Given records:
··········

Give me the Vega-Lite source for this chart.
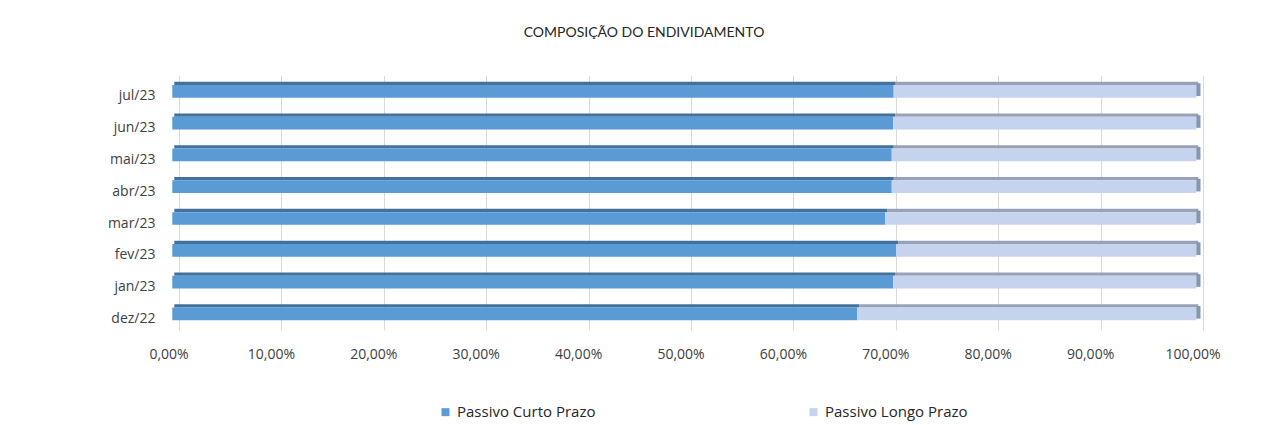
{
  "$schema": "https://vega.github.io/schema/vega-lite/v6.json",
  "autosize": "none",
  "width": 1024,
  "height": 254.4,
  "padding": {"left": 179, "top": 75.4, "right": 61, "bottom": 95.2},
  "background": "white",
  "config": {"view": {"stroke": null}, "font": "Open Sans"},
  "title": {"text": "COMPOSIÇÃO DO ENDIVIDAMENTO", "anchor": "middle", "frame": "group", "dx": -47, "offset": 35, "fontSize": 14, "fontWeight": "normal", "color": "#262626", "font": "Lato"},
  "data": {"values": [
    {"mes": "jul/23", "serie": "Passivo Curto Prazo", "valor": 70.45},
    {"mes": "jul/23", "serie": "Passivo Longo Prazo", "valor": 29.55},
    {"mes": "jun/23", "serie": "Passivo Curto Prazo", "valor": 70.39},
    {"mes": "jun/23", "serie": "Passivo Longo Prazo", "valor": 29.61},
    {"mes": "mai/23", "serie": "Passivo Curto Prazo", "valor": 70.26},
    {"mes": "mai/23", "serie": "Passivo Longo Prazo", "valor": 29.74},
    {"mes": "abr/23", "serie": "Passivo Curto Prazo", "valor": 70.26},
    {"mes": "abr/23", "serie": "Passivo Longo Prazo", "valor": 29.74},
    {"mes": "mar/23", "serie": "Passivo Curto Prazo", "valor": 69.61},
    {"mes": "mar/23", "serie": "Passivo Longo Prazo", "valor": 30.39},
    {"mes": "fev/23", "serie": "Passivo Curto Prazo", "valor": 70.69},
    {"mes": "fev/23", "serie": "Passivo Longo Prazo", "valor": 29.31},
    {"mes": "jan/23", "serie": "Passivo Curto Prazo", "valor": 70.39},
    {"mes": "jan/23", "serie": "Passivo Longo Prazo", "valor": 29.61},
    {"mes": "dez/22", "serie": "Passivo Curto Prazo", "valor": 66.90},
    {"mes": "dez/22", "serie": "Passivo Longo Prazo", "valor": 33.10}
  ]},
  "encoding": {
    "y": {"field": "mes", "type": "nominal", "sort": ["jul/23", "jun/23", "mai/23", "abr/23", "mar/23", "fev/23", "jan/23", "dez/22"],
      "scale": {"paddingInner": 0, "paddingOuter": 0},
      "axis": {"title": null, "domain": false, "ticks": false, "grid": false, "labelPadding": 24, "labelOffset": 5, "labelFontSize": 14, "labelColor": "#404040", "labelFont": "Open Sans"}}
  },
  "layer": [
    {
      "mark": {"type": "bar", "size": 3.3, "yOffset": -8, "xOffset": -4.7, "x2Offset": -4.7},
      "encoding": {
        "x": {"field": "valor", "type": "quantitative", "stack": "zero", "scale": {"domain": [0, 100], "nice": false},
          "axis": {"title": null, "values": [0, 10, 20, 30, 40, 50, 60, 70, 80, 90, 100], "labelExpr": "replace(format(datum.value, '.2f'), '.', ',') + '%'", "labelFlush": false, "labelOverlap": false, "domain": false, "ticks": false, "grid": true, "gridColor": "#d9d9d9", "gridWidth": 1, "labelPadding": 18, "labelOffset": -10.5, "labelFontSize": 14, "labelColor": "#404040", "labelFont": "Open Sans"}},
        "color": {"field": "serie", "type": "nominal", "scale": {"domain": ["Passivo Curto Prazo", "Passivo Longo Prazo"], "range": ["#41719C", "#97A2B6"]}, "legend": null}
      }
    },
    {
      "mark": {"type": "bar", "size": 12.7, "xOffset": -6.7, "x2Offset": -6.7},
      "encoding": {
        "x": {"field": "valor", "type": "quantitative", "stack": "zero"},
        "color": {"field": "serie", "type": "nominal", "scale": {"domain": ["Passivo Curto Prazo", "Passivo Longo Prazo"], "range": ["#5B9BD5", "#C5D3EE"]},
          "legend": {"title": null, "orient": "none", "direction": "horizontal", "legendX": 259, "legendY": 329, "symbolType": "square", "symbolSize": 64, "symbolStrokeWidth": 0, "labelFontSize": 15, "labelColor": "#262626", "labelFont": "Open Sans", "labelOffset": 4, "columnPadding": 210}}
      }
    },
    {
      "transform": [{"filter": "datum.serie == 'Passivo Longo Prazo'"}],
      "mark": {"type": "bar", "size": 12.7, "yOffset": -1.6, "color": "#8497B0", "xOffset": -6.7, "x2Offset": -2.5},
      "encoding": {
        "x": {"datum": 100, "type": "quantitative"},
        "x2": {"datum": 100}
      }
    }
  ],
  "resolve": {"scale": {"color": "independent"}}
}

··········

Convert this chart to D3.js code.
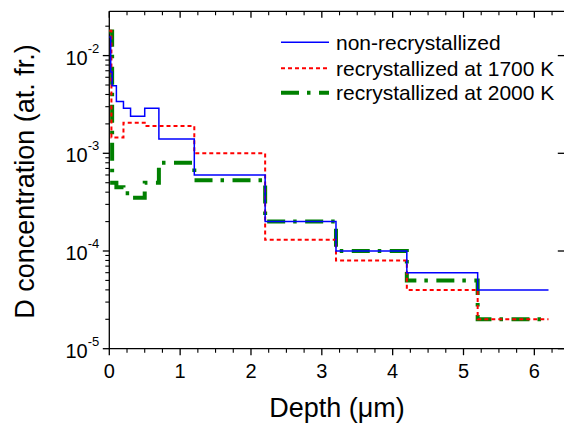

··········

What the exercise asks: Copy each line of the data that contains the word "this".

Written reply:
Give me the Vega-Lite source for this chart.
Convert this chart to D3.js code.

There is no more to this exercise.